France has suffered a spike in electricity prices after its nuclear-reliant grid was stretched by the temporary closure of four reactors.
The reactors, which are not expected to re-open until well into next year, were taken offline after faults were discovered during safety checks.
French prices soared to their highest since 2009, putting them among the highest in Europe. It adds to a wider energy squeeze, with Europe at the mercy of cold weather and political developments in Russia, its main gas supplier.
A pressure group called Ecology Action called for the resignation of Energy Minister Barbara Pompili over the closures, which have forced France to import electricity produced from fossil fuels.
Ms Pompili is “directly responsible for the current fiasco”, the group said, after overseeing the closure of two other reactors last year. Further outages are expected in January.

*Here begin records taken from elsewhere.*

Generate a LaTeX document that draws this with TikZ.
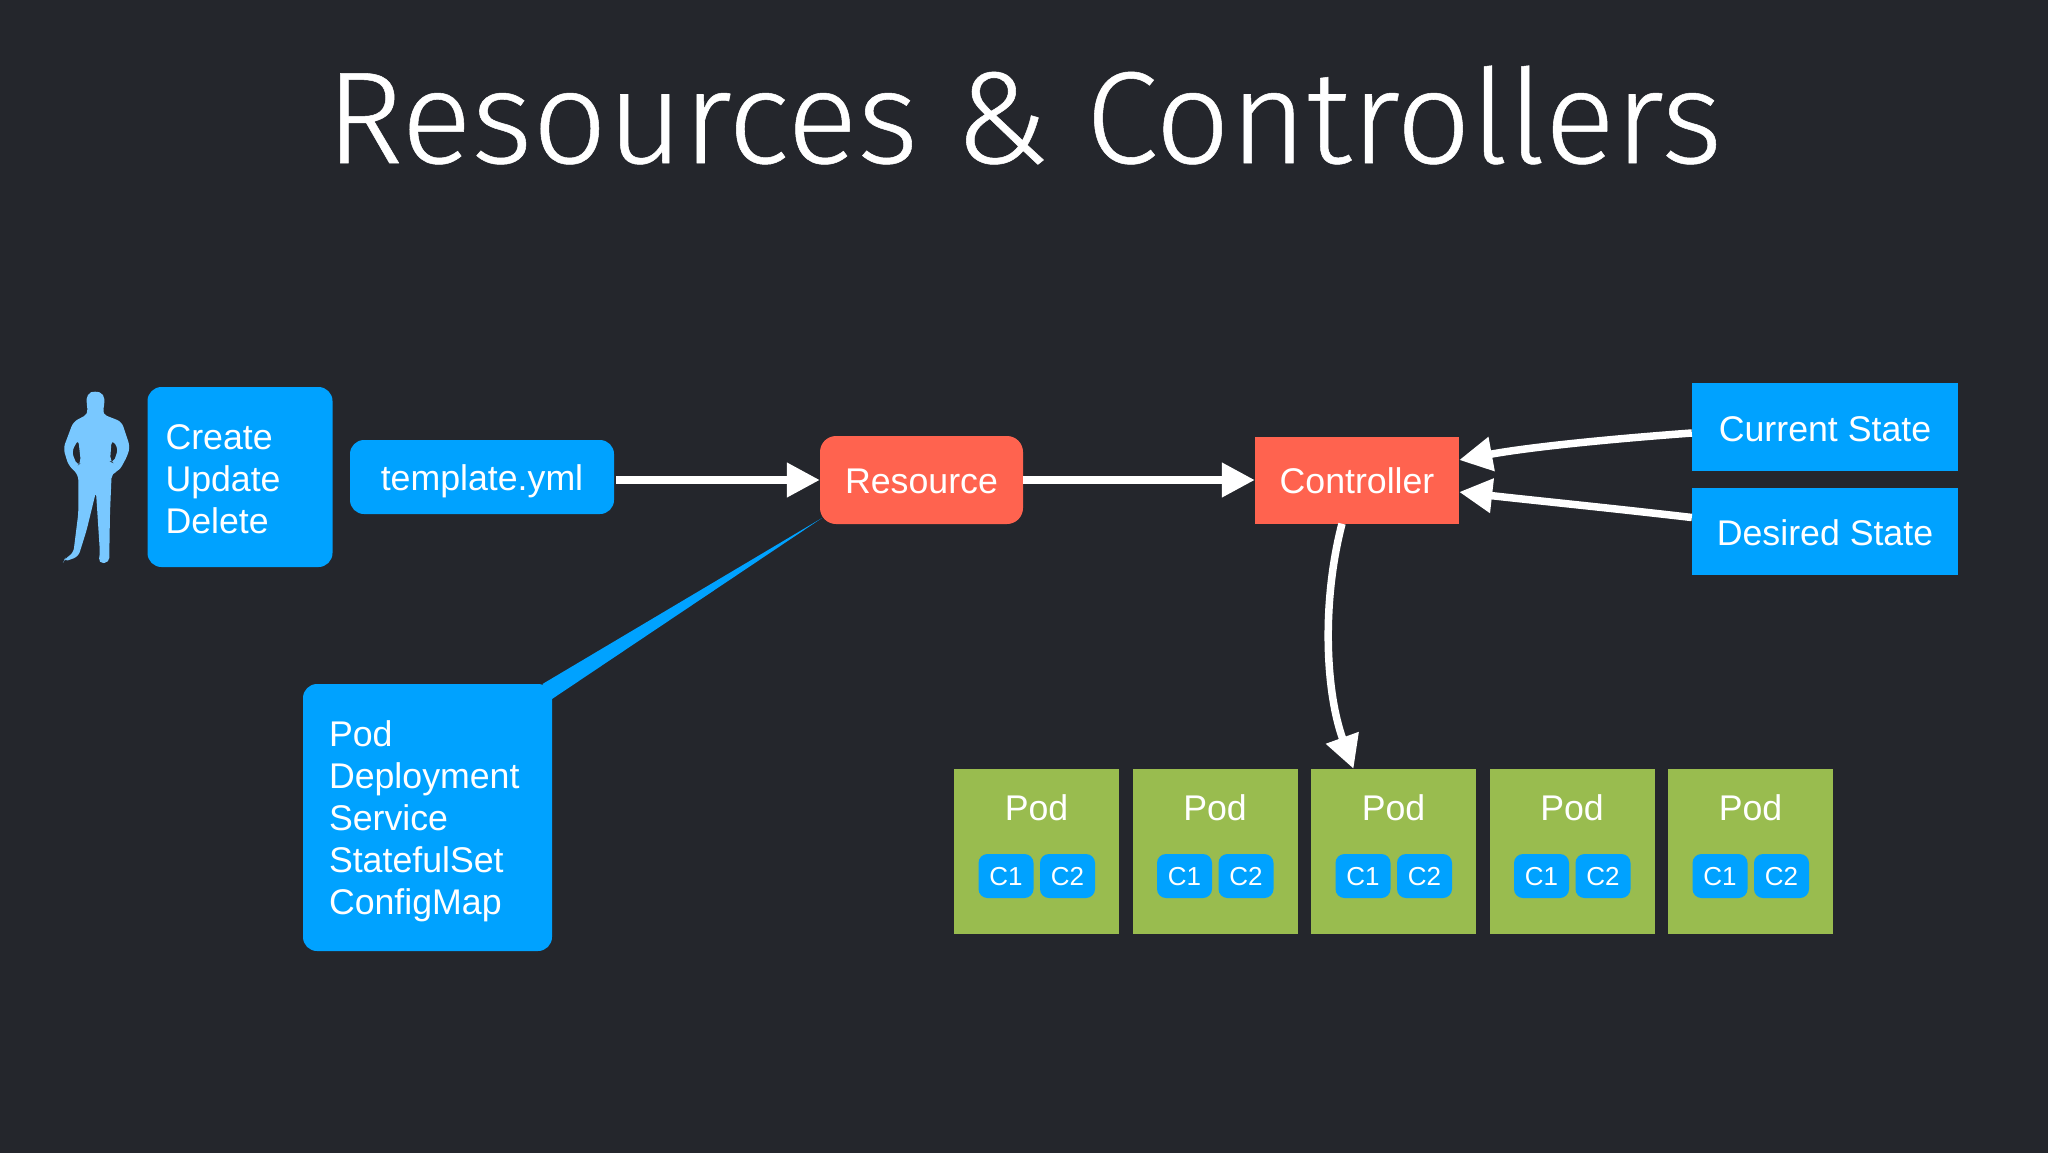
\documentclass[tikz,border=0pt]{standalone}
\usepackage{fontspec}
\setmainfont{Liberation Sans}
\newfontfamily\titlefont[FakeBold=0.4]{Fira Sans Light}
\usetikzlibrary{calc}
\usetikzlibrary{arrows.meta}

\definecolor{slidebg}{HTML}{24262C}
\definecolor{boxblue}{HTML}{00A2FF}
\definecolor{boxred}{HTML}{FF634F}
\definecolor{podgreen}{HTML}{99BC4F}
\definecolor{personblue}{HTML}{79C8FF}

\tikzset{
	bluebox/.style={fill=boxblue,text=white,inner sep=0pt,text height=26pt,text depth=0pt,font=\fontsize{35.7}{42}\selectfont},
	listbox/.style={fill=boxblue,rounded corners=14pt,text=white,inner sep=0pt,align=left,font=\fontsize{35.7}{42}\selectfont},
	redbox/.style={fill=boxred,text=white,inner sep=0pt,text height=26pt,text depth=0pt,font=\fontsize{35.7}{42}\selectfont},
	podbox/.style={fill=podgreen,minimum width=165pt,minimum height=165pt,inner sep=0pt},
	podname/.style={text=white,inner sep=0pt,anchor=base,font=\fontsize{35.7}{42}\selectfont},
	cbox/.style={fill=boxblue,rounded corners=9pt,minimum width=55pt,minimum height=44pt,inner sep=0pt,text=white,text height=18pt,text depth=0pt,font=\fontsize{26}{30}\selectfont},
	flow/.style={draw=white,line width=7.5pt,-{Triangle[length=33pt,width=33pt]}}
}

\begin{document}
\begin{tikzpicture}[x=1pt,y=-1pt]

\useasboundingbox (0,0) rectangle (2048,1152);
\fill[slidebg] (-4,-4) rectangle (2052,1156);													% Hintergrund

\node[text=white,anchor=base,inner sep=0pt,font=\titlefont\fontsize{131}{140}\selectfont] (title) at (1024,163) {Resources \& Controllers};

% person
\begin{scope}[shift={(50,380)},x=0.3333pt,y=-0.3333pt]
\fill[personblue,even odd rule,rounded corners=5pt] (135,32) -- (163,42) -- (163,80) -- (156,102) -- (215,125) -- (240,200) -- (232,228) -- (208,272) -- (185,280) -- (180,400) -- (178,520) -- (178,548) -- (145,550) -- (150,520) -- (138,335) -- (110,450) -- (85,530) -- (40,546) -- (45,535) -- (70,520) -- (85,400) -- (85,285) -- (55,255) -- (40,205) -- (70,125) -- (115,102) -- (110,75) -- (110,42) -- cycle
	(85,178) -- (65,215) -- (82,258) -- (93,250) -- cycle
	(185,178) -- (205,205) -- (190,250) -- (180,245) -- cycle;
\end{scope}

% linke Seite
\node[listbox,minimum width=185pt,minimum height=180pt,text width=149pt] (crud) at (240,477) {\rule{0pt}{28.5pt}Create\\Update\\Delete};
\node[bluebox,rounded corners=14pt,minimum width=264pt,minimum height=74pt] (tmpl) at (482,477) {template.yml};

% callout
\fill[boxblue] (542.5,684) -- (552,699) -- (822,518) -- cycle;
\node[listbox,minimum width=249pt,minimum height=267pt,text width=197pt] (kinds) at (427.5,817.5) {\rule{0pt}{33pt}Pod\\Deployment\\Service\\StatefulSet\\ConfigMap};

% Mitte
\node[redbox,rounded corners=16pt,minimum width=203pt,minimum height=88pt] (res) at (921.5,480) {Resource};
\node[redbox,minimum width=204pt,minimum height=87pt] (ctrl) at (1357,480) {Controller};

% rechts
\node[bluebox,text height=28pt,minimum width=266pt,minimum height=88pt] (cur) at (1825,427) {Current State};
\node[bluebox,text height=28pt,minimum width=266pt,minimum height=87pt] (des) at (1825,531.5) {Desired State};

% Pods
\foreach \i/\px in {1/1036.5,2/1215,3/1393.5,4/1572,5/1750.5}{
	\node[podbox] (pod\i) at (\px,851.5) {};
	\node[podname] (podname\i) at (\px,820) {Pod};
	\node[cbox] (cone\i) at (\px-30.5,876) {C1};
	\node[cbox] (ctwo\i) at (\px+31,876) {C2};
}

% Pfeile
\draw[flow] ([xshift=2pt]tmpl.east |- res.west) -- (res.west);
\draw[flow] (res.east) -- (ctrl.west);
\draw[flow] ([yshift=-6pt]cur.west) .. controls (1610,439) and (1530,447) .. ([yshift=20pt]ctrl.east);
\draw[flow] ([yshift=14pt]des.west) .. controls (1610,508) and (1530,500) .. ([yshift=-12pt]ctrl.east);
\draw[flow] ([xshift=-15pt]ctrl.south) .. controls (1322,600) and (1325,690) .. ([xshift=-40pt]pod3.north);

\end{tikzpicture}
\end{document}
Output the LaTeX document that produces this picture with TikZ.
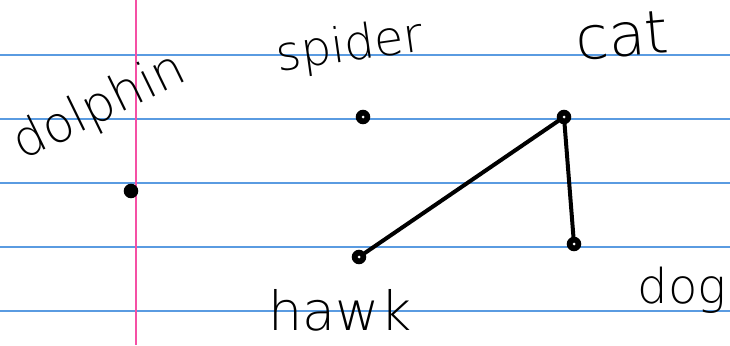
\documentclass[tikz,border=0pt]{standalone}
\usepackage{fontspec}
\setsansfont{DejaVu Sans ExtraLight}
\begin{document}
\begin{tikzpicture}[x=1pt,y=-1pt,
  ruled/.style={draw=rulecol,line width=1.2pt},
  margin/.style={draw=margincol,line width=1.5pt},
  vertex/.style={circle,draw=black,fill=black,line width=1.5pt,inner sep=0pt,minimum size=13pt},
  hole/.style={circle,fill=white,inner sep=0pt,minimum size=3pt},
  edge/.style={draw=black,line width=4pt,line cap=round},
  hand/.style={font=\sffamily\fontsize{48}{48}\selectfont,inner sep=0pt}]
\definecolor{rulecol}{RGB}{90,155,225}
\definecolor{margincol}{RGB}{245,80,165}
\useasboundingbox (0,0) rectangle (730,345);
\fill[white] (0,0) rectangle (730,345);
% ruled lines
\foreach \yy in {55,119,183,247,311} {\draw[ruled] (0,\yy) -- (730,\yy);}
\draw[margin] (136,0) -- (136,345);
% vertices
\node[vertex] (dolphin) at (131,191) {};
\node[vertex] (spider) at (363,117) {};
\node[vertex] (cat) at (564,117) {};
\node[vertex] (hawk) at (359,257) {};
\node[vertex] (dog) at (574,244) {};
% edges
\draw[edge] (hawk) -- (cat);
\draw[edge] (cat) -- (dog);
\foreach \v in {spider,cat,hawk,dog} {\node[hole] at (\v) {};}
% labels
\node[hand,rotate=26,font=\sffamily\fontsize{50}{50}\selectfont] (ldolphin) at (100,108) {dolphin};
\node[hand,rotate=8] (lspider) at (350,48) {spider};
\node[hand,rotate=5,font=\sffamily\fontsize{60}{60}\selectfont] (lcat) at (622,36) {cat};
\node[hand,font=\sffamily\fontsize{54}{54}\selectfont] (lhawk) at (340,310) {hawk};
\node[hand] (ldog) at (682,290) {dog};
\end{tikzpicture}
\end{document}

The minister said there was no danger of blackouts in France because of contingency plans to reduce voltage and energy use. She asked French electric company EDF, which runs 56 nuclear reactors in France, whether it could restart its offline reactors sooner than planned.
Safety inspectors found faults in two reactors at the Civaux power plant, and another two were switched off at the Chooz facility because they were the same type of reactor.
France gets about 70 per cent of its electricity from nuclear power. The setback comes as it plans a new generation of nuclear reactors and leads a push to have them classified as climate-friendly by the EU.
While supporters of nuclear power regard it as reliable and virtually carbon-neutral, opponents say it is risky and produces unacceptable radioactive waste.
Germany, the biggest player in the anti-nuclear camp, will this week close three of its last six reactors ahead of its final atomic exit in 2022.
Much of Germany’s electricity comes from coal, adding to France’s concerns when it is forced to turn to its neighbour for power.
Elsewhere, in Britain, the head of energy supplier Ovo said rising gas prices could be an “enormous crisis for 2022” amid fears of runaway household bills.
Stephen Fitzpatrick told ministers to show more urgency in curbing an estimated £4 billion ($5.36bn) rise in total costs to consumers.
“We haven't seen any action from the government or from the regulator,” he told the BBC. “There's an acceptance that there's a problem, but nowhere near enough urgency to find a solution.”